SHBG: An important part of hormone balance

SHBG: An important part of hormone balance

Sex hormone binding globulin is a carrier protein produced by the liver that plays a critical role in regulating the amount of the unbound steroids, testosterone, dihydrotestosterone (DHT) and estrogen, but mostly testosterone, in the blood. SHBG binds tightly to the hormones testosterone, dihydrotestosterone (DHT), and estradiol. In this bound state, SHBG transports these hormones in the blood as biologically inactive forms. This means that the body is not able to use what is bound to this carrier protein.

In men, elevated SHBG can produce symptoms of low testosterone. This is typically reflected in low free testosterone levels. When checking testosterone levels in men, it is not enough to get just a total testosterone level. Even when total levels are “normal”, the free levels may be low if SHBG is high. It is the free testosterone that is available to the tissue and perform it’s needed action.

In women, SHBG plays an integral role in regulating the levels of bioavailable male sex hormones (androgens) and estrogens circulating throughout the body. SHBG has a higher affinity for the androgens testosterone and DHT and so, in the setting of low SHBG, women may have signs and symptoms related to androgen excess. While it is important to regulate androgens, high SHBG in women can also produce symptoms of low testosterone including, decreased libido, weight gain, decreased strength and decreased energy.

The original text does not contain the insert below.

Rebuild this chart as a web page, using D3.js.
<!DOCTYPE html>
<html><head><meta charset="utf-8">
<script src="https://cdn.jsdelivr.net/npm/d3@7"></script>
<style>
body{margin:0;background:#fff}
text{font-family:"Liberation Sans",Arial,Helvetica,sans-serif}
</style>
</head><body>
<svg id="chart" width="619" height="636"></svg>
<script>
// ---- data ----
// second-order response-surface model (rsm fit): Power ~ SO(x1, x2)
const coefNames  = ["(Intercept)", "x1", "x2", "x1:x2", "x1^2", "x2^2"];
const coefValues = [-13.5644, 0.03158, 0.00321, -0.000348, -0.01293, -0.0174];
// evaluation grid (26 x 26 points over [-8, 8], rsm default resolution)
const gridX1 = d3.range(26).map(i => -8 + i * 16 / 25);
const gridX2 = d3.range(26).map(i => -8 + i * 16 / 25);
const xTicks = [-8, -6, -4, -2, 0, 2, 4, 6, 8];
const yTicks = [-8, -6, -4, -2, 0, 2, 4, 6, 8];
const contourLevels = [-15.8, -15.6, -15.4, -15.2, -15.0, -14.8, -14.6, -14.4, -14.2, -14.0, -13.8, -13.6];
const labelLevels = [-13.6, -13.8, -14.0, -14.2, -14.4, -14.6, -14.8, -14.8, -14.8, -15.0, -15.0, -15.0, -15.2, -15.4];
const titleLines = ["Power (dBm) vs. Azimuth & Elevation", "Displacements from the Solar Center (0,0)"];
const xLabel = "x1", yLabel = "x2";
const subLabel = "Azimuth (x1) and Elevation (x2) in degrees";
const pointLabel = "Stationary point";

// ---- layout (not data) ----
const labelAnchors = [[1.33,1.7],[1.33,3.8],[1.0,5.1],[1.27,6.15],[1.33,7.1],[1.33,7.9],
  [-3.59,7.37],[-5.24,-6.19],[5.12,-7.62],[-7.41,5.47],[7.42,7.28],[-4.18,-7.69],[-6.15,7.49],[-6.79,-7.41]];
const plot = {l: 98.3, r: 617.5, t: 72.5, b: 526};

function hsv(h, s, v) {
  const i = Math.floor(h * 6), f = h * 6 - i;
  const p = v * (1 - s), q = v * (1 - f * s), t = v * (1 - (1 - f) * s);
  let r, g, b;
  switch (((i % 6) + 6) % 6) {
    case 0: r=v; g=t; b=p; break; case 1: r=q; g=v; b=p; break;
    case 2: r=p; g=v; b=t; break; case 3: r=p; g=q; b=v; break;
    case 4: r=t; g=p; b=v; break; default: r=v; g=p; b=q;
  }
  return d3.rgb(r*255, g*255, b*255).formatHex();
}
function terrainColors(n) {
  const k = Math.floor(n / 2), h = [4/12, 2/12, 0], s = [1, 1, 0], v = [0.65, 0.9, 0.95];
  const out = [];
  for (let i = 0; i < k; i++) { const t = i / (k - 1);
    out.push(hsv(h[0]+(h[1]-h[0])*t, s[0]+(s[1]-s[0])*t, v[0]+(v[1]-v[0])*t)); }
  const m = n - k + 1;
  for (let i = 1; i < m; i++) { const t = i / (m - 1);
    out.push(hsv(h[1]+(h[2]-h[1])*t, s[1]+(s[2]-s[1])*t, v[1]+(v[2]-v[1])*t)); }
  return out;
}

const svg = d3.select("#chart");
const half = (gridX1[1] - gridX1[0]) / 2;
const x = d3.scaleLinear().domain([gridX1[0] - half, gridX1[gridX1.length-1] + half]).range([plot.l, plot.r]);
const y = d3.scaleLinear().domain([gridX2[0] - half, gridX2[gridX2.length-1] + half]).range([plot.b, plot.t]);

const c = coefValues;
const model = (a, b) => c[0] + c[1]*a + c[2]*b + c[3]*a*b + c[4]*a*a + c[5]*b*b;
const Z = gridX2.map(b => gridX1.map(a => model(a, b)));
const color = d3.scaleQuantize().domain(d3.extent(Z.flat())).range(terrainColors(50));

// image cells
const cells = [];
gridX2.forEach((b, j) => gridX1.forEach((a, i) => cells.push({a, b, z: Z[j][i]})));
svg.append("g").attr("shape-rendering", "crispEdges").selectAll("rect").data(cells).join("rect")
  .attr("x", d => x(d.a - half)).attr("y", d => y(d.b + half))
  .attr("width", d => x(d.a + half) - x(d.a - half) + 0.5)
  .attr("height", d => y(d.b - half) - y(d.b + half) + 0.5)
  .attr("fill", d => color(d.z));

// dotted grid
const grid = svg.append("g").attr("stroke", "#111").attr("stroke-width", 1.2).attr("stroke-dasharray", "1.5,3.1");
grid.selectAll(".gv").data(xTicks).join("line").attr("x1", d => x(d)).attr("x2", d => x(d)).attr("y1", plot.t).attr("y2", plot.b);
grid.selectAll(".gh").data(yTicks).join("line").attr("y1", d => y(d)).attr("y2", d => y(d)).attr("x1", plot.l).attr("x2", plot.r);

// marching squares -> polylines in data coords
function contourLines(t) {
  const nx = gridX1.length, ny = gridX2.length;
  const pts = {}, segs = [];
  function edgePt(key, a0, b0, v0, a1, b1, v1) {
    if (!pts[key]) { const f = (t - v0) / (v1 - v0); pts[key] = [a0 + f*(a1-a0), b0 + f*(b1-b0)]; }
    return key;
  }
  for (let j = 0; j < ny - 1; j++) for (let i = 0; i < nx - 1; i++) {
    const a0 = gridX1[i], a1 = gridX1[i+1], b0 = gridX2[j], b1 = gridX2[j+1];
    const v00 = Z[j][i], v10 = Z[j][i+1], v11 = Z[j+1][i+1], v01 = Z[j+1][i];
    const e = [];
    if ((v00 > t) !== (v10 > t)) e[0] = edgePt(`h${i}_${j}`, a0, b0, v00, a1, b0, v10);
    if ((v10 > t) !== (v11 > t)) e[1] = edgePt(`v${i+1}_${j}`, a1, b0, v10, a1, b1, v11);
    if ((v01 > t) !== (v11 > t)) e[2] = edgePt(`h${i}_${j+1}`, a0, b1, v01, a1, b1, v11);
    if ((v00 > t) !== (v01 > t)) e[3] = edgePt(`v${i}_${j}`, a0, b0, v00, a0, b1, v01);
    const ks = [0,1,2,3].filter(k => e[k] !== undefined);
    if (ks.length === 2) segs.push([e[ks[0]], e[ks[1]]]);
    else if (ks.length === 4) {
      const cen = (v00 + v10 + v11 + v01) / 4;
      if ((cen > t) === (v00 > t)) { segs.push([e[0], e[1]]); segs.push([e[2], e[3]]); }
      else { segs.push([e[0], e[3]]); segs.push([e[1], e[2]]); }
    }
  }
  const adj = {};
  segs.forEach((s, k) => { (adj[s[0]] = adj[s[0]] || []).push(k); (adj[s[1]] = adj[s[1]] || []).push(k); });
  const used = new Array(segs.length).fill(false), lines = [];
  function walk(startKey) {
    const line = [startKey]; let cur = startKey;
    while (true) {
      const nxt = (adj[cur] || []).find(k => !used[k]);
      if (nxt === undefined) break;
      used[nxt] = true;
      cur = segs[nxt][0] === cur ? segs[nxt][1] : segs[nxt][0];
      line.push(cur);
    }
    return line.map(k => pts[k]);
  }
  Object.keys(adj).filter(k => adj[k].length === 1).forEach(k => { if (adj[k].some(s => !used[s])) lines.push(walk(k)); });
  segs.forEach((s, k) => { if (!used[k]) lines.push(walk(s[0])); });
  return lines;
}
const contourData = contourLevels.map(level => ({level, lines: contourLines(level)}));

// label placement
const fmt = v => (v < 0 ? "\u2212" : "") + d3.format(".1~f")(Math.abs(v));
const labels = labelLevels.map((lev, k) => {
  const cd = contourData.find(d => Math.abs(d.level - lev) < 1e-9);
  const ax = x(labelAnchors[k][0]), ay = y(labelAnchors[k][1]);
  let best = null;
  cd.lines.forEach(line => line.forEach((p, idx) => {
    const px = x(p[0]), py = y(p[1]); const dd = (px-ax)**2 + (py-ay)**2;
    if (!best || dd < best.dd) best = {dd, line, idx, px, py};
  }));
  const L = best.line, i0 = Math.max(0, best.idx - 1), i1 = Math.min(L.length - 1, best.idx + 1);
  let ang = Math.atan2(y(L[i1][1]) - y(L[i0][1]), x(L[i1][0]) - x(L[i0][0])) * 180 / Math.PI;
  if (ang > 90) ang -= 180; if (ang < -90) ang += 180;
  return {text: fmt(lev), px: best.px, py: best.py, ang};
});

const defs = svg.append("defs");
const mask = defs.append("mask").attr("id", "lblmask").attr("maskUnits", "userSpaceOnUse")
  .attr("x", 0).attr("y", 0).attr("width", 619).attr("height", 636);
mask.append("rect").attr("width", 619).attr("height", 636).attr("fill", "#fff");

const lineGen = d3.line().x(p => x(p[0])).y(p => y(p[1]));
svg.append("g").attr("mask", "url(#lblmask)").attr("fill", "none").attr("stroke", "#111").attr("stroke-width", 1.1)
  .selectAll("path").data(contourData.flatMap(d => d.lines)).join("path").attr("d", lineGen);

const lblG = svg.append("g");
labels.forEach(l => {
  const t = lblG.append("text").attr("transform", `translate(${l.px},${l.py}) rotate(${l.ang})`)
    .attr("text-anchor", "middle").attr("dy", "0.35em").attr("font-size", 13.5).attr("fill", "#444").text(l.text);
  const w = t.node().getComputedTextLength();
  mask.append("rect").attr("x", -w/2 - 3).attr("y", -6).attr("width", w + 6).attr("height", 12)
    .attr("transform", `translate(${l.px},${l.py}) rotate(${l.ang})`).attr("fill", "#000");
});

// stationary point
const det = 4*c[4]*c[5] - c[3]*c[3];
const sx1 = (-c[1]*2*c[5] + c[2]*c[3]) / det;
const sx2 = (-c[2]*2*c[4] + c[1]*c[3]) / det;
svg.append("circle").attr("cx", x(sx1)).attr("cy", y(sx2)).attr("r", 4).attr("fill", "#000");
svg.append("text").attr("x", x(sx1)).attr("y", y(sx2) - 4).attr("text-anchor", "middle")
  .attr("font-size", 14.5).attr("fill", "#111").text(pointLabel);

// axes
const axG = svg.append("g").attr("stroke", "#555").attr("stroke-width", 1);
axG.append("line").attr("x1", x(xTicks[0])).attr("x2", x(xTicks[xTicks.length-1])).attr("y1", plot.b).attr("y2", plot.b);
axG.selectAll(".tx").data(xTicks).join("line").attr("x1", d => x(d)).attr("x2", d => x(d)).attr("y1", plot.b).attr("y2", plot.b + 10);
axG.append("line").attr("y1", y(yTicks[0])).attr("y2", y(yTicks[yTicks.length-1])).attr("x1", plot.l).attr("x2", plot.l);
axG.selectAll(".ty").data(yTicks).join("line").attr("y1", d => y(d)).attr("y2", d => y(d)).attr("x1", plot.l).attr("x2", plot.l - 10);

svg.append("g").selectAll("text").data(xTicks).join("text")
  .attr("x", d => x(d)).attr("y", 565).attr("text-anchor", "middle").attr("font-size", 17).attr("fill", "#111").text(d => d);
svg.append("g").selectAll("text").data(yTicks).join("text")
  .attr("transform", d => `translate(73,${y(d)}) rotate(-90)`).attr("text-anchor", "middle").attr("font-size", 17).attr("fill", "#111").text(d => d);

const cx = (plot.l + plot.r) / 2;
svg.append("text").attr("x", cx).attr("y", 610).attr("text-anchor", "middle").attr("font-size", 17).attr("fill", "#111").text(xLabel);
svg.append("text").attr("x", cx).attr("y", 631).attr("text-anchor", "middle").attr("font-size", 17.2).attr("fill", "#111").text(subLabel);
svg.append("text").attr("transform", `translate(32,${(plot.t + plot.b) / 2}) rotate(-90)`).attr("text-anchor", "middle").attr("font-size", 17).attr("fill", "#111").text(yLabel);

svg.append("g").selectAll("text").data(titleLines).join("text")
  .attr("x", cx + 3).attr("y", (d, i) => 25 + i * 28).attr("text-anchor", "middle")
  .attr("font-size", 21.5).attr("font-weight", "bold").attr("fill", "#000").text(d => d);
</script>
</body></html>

What are some of the causes of SHBG?

  • Elevated estradiol levels over normal
  • Hyperthyroidism
  • Cirrhosis of the liver
  • Birth control pills
  • Extreme weight loss as in anorexia nervosa
  • Cigarette smoking
  • Any estrogen use as plant estrogens (phytoestrogens)
  • Increased conversion of testosterone to estrogen
  • Certain medications such a Dilantin
  • Fibrocystic disease of the breasts
  • Any compromise of liver detoxification such as alcohol abuse, certain meds, heavy metals etc. can decrease liver capacity to excrete excess estrogens from the body.
  • Pregnancy
  • Stress with elevated cortisol
  • Elevated estradiol levels from conversion of testosterone

If you have symptoms of hormone imbalance, it is important to see a healthcare professional who is qualified in interpreting a comprehensive panel of labs in order to develop an individualized plan.